Would the lessee necessarily lose money or simply realize less profit? After payout, would a non-consent co-tenant owner of "x" net mineral acres in a 640 acre drilling unit in Texas be entitled to x/640 share of the oil and gas produced? Ex. 40 nma / 640 acres equals 1/16 or 6.25%? In making a decision, would one compare that cut with that of a signed a lease with a 20% royalty x 1/16 = 1.25%?
Dear AJ,
In Texas, it is not the quantum of interest in the "drilling unit" that counts. It is the mineral interest on the drillsite tract.
For example, suppose that Farmer Jones had a 1/10 interest in a 40 acre drillsite tract, which was part of a 640 acre pooled unit.
Leased at 20%, Farmer Jones would be entitled, as a share of first production, (20% x 1/10 x 40/640) .125%.
Unleased under the drillsite, after payout, Farmer Jones would be entitled to 1/10 of the well. 10%
Unleased not under the drillsite, Farmer Jones receives no bonus and no royalty.
Thank you for the detailed explanation, Buddy Cotten. I have gotten the impression from brief conversations over the years that it is likely to be a very big headache for the mineral owner who chooses not to lease.
The only caveat to the explanation above is for horizontals where the unleased tract in question doesn’t cover the entire productive bore path. Tx case law recognizes that you can’t treat unleased covenants the same for horizontal and vertical wells. Otherwise the explanation is absolutely right.
Dear AJ,
There is a blogpost written on this board about is it feasible to go unleased in the world of horizontal drilling.
The author's contention is that it is not.
Perhaps 98 percent of the time it is not feasible, unless you have a small interest under a very large tract.
Best,
Buddy CottenThank you (again). I will try to find and read the blogpost you reference.

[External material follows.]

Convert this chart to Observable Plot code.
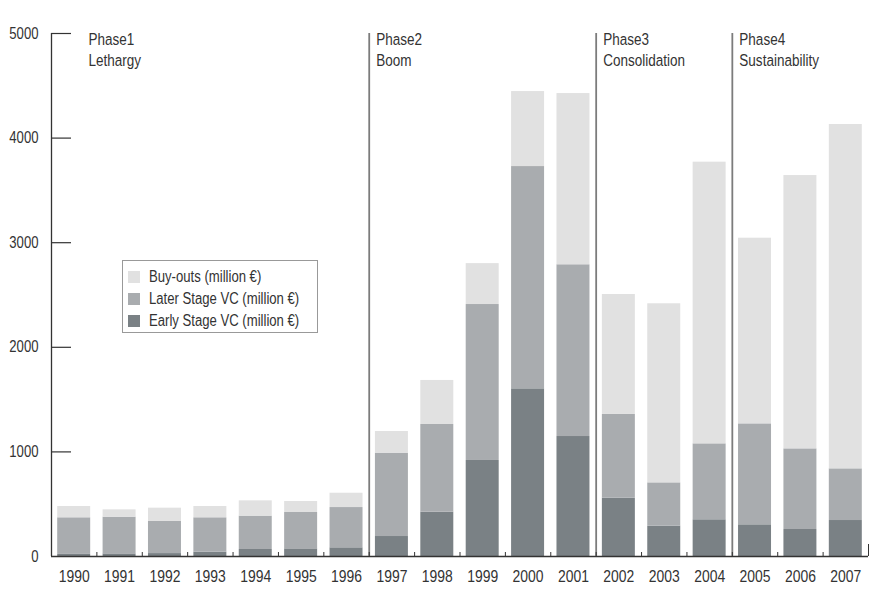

Buddy - here is the response i got from the offering party when I asked him the same question: "You own an undivided interest in a 418 acre tract. There is no way to drill “around” you without excluding the entire tract, which is where our leasehold is. Once we drill, this entire tract will likely end up being the entire unit, or at least the largest tract in any future unit. Further, we wouldn’t want to drill around you anyway. Your interest is as important to us as any and we want to treat you as fair as we have treated everyone else that we have leased in this tract. Until we have everyone leased, we won’t be able to drill, so the sooner we have everyone’s paperwork in this office, the sooner we can work towards drilling. Any delays that happen during the leasing process will only further delay plans to drill."
Does this response give me a position of strength? I think the other leasees probably caved too low and I may be the last one he needs. However, there are all kinds of production related expense items that I have never seen before in an ORRI.
Ms. Smythe,
Your question confuses me. You make reference to an ORRI. Do you have an ORRI or a mineral interest?
If you have an ORRI, there is already a lease or obligation in place. Does the operator want you to consent to pooling?